[Work to do]: Set the lines down again exactly, first line through the line that contains "x = np.arange(len(regiones))", with no pictures.

[Collected material]:

>> Start

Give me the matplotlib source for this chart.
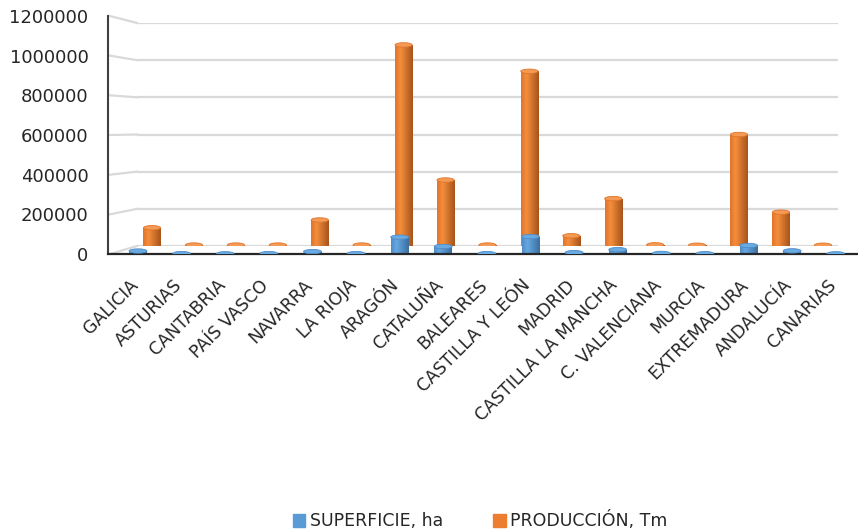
import numpy as np
import matplotlib.pyplot as plt
from matplotlib.patches import Ellipse, Patch
from matplotlib.lines import Line2D
from matplotlib.colors import LinearSegmentedColormap
from matplotlib.transforms import ScaledTranslation

regiones = ["GALICIA", "ASTURIAS", "CANTABRIA", "PAÍS VASCO", "NAVARRA", "LA RIOJA",
            "ARAGÓN", "CATALUÑA", "BALEARES", "CASTILLA Y LEÓN", "MADRID",
            "CASTILLA LA MANCHA", "C. VALENCIANA", "MURCIA", "EXTREMADURA",
            "ANDALUCÍA", "CANARIAS"]
superficie = [15000, 2000, 1000, 2000, 12000, 2000, 85000, 38000, 2000, 88000, 7000,
              22000, 3000, 1500, 43000, 16000, 1000]
produccion = [98000, 5000, 5000, 5000, 140000, 5000, 1082000, 355000, 5000, 940000,
              55000, 255000, 6000, 4000, 600000, 182000, 4000]
y_ticks = [0, 200000, 400000, 600000, 800000, 1000000, 1200000]
series = ["SUPERFICIE, ha", "PRODUCCIÓN, Tm"]

plt.rcParams['font.family'] = 'DejaVu Sans'
plt.rcParams['font.size'] = 12.5
txt = '#262626'

W, H = 858, 529
fig = plt.figure(figsize=(W / 100, H / 100), dpi=100)


def px_axes(left, right, top, bottom):
    return fig.add_axes([left / W, 1 - bottom / H, (right - left) / W, (bottom - top) / H])


# back wall (gridlines + production) and front plane (surface + axes)
ax_b = px_axes(137, 838, 23, 246)
ax_f = px_axes(108, 858, 16, 254)
ax_f.patch.set_alpha(0)

x = np.arange(len(regiones))


def cylinders(ax, values, width, cols, lid, ell_h):
    cmap = LinearSegmentedColormap.from_list('cyl', [(0, cols[0]), (0.3, cols[1]), (1, cols[2])])
    grad = np.linspace(0, 1, 64)[None, :]
    bars = ax.bar(x, values, width, color='none', edgecolor='none')
    for rect in bars:
        x0, w, h = rect.get_x(), rect.get_width(), rect.get_height()
        cx = x0 + w / 2
        base = Ellipse((cx, 0), w, ell_h, transform=ax.transData)
        for clip in (rect, base):
            im = ax.imshow(grad, extent=(x0, x0 + w, -ell_h, h), cmap=cmap,
                           aspect='auto', interpolation='bicubic', zorder=2)
            im.set_clip_path(clip)
        ax.add_patch(Ellipse((cx, h), w, ell_h, facecolor=lid, edgecolor=cols[0],
                             lw=0.6, zorder=3))


cylinders(ax_b, produccion, 0.41, ['#E0742A', '#F68F3C', '#A6531B'], '#F59A55', 24000)
cylinders(ax_f, superficie, 0.41, ['#4F8CC6', '#66A8E3', '#3B6E9E'], '#6AAAE2', 22000)

for ax, lims in ((ax_b, (-0.358, 16.36)), (ax_f, (-0.688, 16.51))):
    ax.set_xlim(*lims)
    ax.set_ylim(0, 1200000)
    ax.set_yticks(y_ticks)

# back wall gridlines
for v in y_ticks:
    ax_b.axhline(v, color='#D9D9D9', lw=1.6, zorder=1)
ax_b.axis('off')

# side wall lines joining front axis to back wall
for v in y_ticks:
    p0 = ax_f.transData.transform((ax_f.get_xlim()[0], v))
    p1 = ax_b.transData.transform((ax_b.get_xlim()[0], v))
    fig.add_artist(Line2D([p0[0] + 2, p1[0]], [p0[1], p1[1]], transform=None,
                          color='#D9D9D9', lw=1.6, zorder=0))

for s in ('top', 'right'):
    ax_f.spines[s].set_visible(False)
ax_f.spines['left'].set_color('#404040')
ax_f.spines['bottom'].set_color('#262626')
ax_f.spines['left'].set_linewidth(1.5)
ax_f.spines['bottom'].set_linewidth(1.6)
ax_f.tick_params(axis='both', length=0, colors=txt)
ax_f.tick_params(axis='y', pad=14, labelsize=13)
ax_f.tick_params(axis='x', pad=16)
ax_f.set_yticklabels([str(v) for v in y_ticks])
ax_f.set_xticks(x)
ax_f.set_xticklabels(regiones, rotation=45, ha='right', rotation_mode='anchor')
shift = ScaledTranslation(-9 / 100, 0, fig.dpi_scale_trans)
for lab in ax_f.get_xticklabels():
    lab.set_transform(lab.get_transform() + shift)

handles = [Patch(color='#5B9BD5'), Patch(color='#ED7D31')]
fig.legend(handles, series, loc='center', bbox_to_anchor=(480 / W, 1 - 521 / H),
           ncol=2, frameon=False, handlelength=0.72, handleheight=0.72,
           handletextpad=0.25, columnspacing=2.9, labelcolor=txt)

fig.savefig('out.png', dpi=100)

>> End

[Exercise solution]:
Give me the matplotlib source for this chart.
import numpy as np
import matplotlib.pyplot as plt
from matplotlib.patches import Ellipse, Patch
from matplotlib.lines import Line2D
from matplotlib.colors import LinearSegmentedColormap
from matplotlib.transforms import ScaledTranslation

regiones = ["GALICIA", "ASTURIAS", "CANTABRIA", "PAÍS VASCO", "NAVARRA", "LA RIOJA",
            "ARAGÓN", "CATALUÑA", "BALEARES", "CASTILLA Y LEÓN", "MADRID",
            "CASTILLA LA MANCHA", "C. VALENCIANA", "MURCIA", "EXTREMADURA",
            "ANDALUCÍA", "CANARIAS"]
superficie = [15000, 2000, 1000, 2000, 12000, 2000, 85000, 38000, 2000, 88000, 7000,
              22000, 3000, 1500, 43000, 16000, 1000]
produccion = [98000, 5000, 5000, 5000, 140000, 5000, 1082000, 355000, 5000, 940000,
              55000, 255000, 6000, 4000, 600000, 182000, 4000]
y_ticks = [0, 200000, 400000, 600000, 800000, 1000000, 1200000]
series = ["SUPERFICIE, ha", "PRODUCCIÓN, Tm"]

plt.rcParams['font.family'] = 'DejaVu Sans'
plt.rcParams['font.size'] = 12.5
txt = '#262626'

W, H = 858, 529
fig = plt.figure(figsize=(W / 100, H / 100), dpi=100)


def px_axes(left, right, top, bottom):
    return fig.add_axes([left / W, 1 - bottom / H, (right - left) / W, (bottom - top) / H])


# back wall (gridlines + production) and front plane (surface + axes)
ax_b = px_axes(137, 838, 23, 246)
ax_f = px_axes(108, 858, 16, 254)
ax_f.patch.set_alpha(0)

x = np.arange(len(regiones))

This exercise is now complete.